▶ _Stated goal_:
Omit all pictures. Copy the rest of the material exactly.

## START

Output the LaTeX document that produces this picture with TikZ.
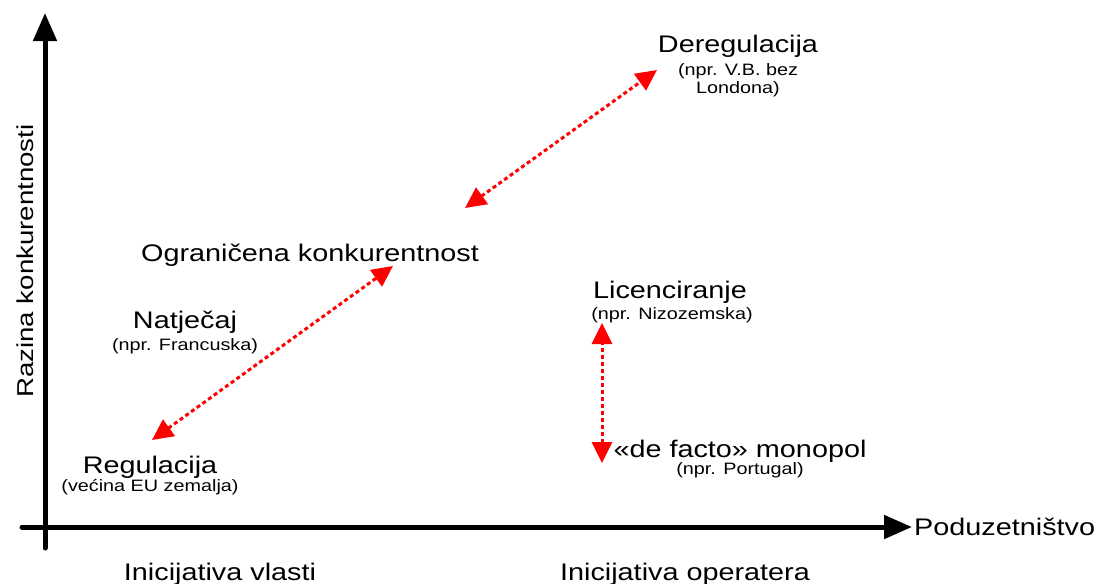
\documentclass[tikz,border=0pt]{standalone}
\usepackage{fontspec}
\setmainfont{Liberation Sans}[FakeStretch=1.2]
\usepackage{tikz}
\usetikzlibrary{arrows.meta}
\tikzstyle{axis} = [line width=5pt,line cap=round,-{Triangle[length=28pt,width=23pt]}]
\tikzstyle{link} = [red,line width=3pt,dash pattern=on 4pt off 3pt,{Triangle[length=21pt,width=20pt]}-{Triangle[length=21pt,width=20pt]}]
\tikzstyle{big} = [inner sep=0pt,anchor=base,font=\fontsize{24}{28}\selectfont]
\tikzstyle{small} = [inner sep=0pt,anchor=base,font=\fontsize{16.5}{19}\selectfont]

\begin{document}
\begin{tikzpicture}[x=1pt,y=-1pt]
	\useasboundingbox (0,0) rectangle (1104,584);
	
	% Axes:
	\coordinate (ybot) at (45,548);
	\coordinate (ytop) at (45,13);
	\coordinate (xleft) at (22,527);
	\coordinate (xright) at (912,527);
	\draw [axis] (ybot) -- (ytop);
	\draw [axis] (xleft) -- (xright);
	\node [big,anchor=west] (podu) at (914,527) {Poduzetništvo};
	\node [big,rotate=90,font=\fontsize{23}{27}\selectfont] (razina) at (33,261) {Razina konkurentnosti};
	\node [big] (vlast) at (220,580) {Inicijativa vlasti};
	\node [big] (oper) at (685,580) {Inicijativa operatera};
	
	% Labels:
	\node [big] (dereg) at (738,52) {Deregulacija};
	\node [small] (dereg1) at (738,75) {(npr. V.B. bez};
	\node [small] (dereg2) at (738,93) {Londona)};
	
	\node [big] (ogran) at (310,261) {Ograničena konkurentnost};
	
	\node [big] (natj) at (185,328) {Natječaj};
	\node [small] (natj1) at (185,350) {(npr. Francuska)};
	
	\node [big] (reg) at (150,473) {Regulacija};
	\node [small] (reg1) at (150,491) {(većina EU zemalja)};
	
	\node [big] (lic) at (670,298) {Licenciranje};
	\node [small] (lic1) at (672,319) {(npr. Nizozemska)};
	
	\node [big] (mono) at (740,457) {«de facto» monopol};
	\node [small] (mono1) at (740,474) {(npr. Portugal)};
	
	% Arrows between the levels:
	\coordinate (a1) at (465,208);
	\coordinate (b1) at (657,70);
	\coordinate (a2) at (152,440);
	\coordinate (b2) at (393,266);
	\coordinate (a3) at (602,463);
	\coordinate (b3) at (602,323);
	\draw [link] (a1) -- (b1);
	\draw [link] (a2) -- (b2);
	\draw [link] (a3) -- (b3);
	
\end{tikzpicture}
\end{document}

## END

▶ _Exercise solution_:
Output the LaTeX document that produces this picture with TikZ.
\documentclass[tikz,border=0pt]{standalone}
\usepackage{fontspec}
\setmainfont{Liberation Sans}[FakeStretch=1.2]
\usepackage{tikz}
\usetikzlibrary{arrows.meta}
\tikzstyle{axis} = [line width=5pt,line cap=round,-{Triangle[length=28pt,width=23pt]}]
\tikzstyle{link} = [red,line width=3pt,dash pattern=on 4pt off 3pt,{Triangle[length=21pt,width=20pt]}-{Triangle[length=21pt,width=20pt]}]
\tikzstyle{big} = [inner sep=0pt,anchor=base,font=\fontsize{24}{28}\selectfont]
\tikzstyle{small} = [inner sep=0pt,anchor=base,font=\fontsize{16.5}{19}\selectfont]

\begin{document}
\begin{tikzpicture}[x=1pt,y=-1pt]
	\useasboundingbox (0,0) rectangle (1104,584);
	
	% Axes:
	\coordinate (ybot) at (45,548);
	\coordinate (ytop) at (45,13);
	\coordinate (xleft) at (22,527);
	\coordinate (xright) at (912,527);
	\draw [axis] (ybot) -- (ytop);
	\draw [axis] (xleft) -- (xright);
	\node [big,anchor=west] (podu) at (914,527) {Poduzetništvo};
	\node [big,rotate=90,font=\fontsize{23}{27}\selectfont] (razina) at (33,261) {Razina konkurentnosti};
	\node [big] (vlast) at (220,580) {Inicijativa vlasti};
	\node [big] (oper) at (685,580) {Inicijativa operatera};
	
	% Labels:
	\node [big] (dereg) at (738,52) {Deregulacija};
	\node [small] (dereg1) at (738,75) {(npr. V.B. bez};
	\node [small] (dereg2) at (738,93) {Londona)};
	
	\node [big] (ogran) at (310,261) {Ograničena konkurentnost};
	
	\node [big] (natj) at (185,328) {Natječaj};
	\node [small] (natj1) at (185,350) {(npr. Francuska)};
	
	\node [big] (reg) at (150,473) {Regulacija};
	\node [small] (reg1) at (150,491) {(većina EU zemalja)};
	
	\node [big] (lic) at (670,298) {Licenciranje};
	\node [small] (lic1) at (672,319) {(npr. Nizozemska)};
	
	\node [big] (mono) at (740,457) {«de facto» monopol};
	\node [small] (mono1) at (740,474) {(npr. Portugal)};
	
	% Arrows between the levels:
	\coordinate (a1) at (465,208);
	\coordinate (b1) at (657,70);
	\coordinate (a2) at (152,440);
	\coordinate (b2) at (393,266);
	\coordinate (a3) at (602,463);
	\coordinate (b3) at (602,323);
	\draw [link] (a1) -- (b1);
	\draw [link] (a2) -- (b2);
	\draw [link] (a3) -- (b3);
	
\end{tikzpicture}
\end{document}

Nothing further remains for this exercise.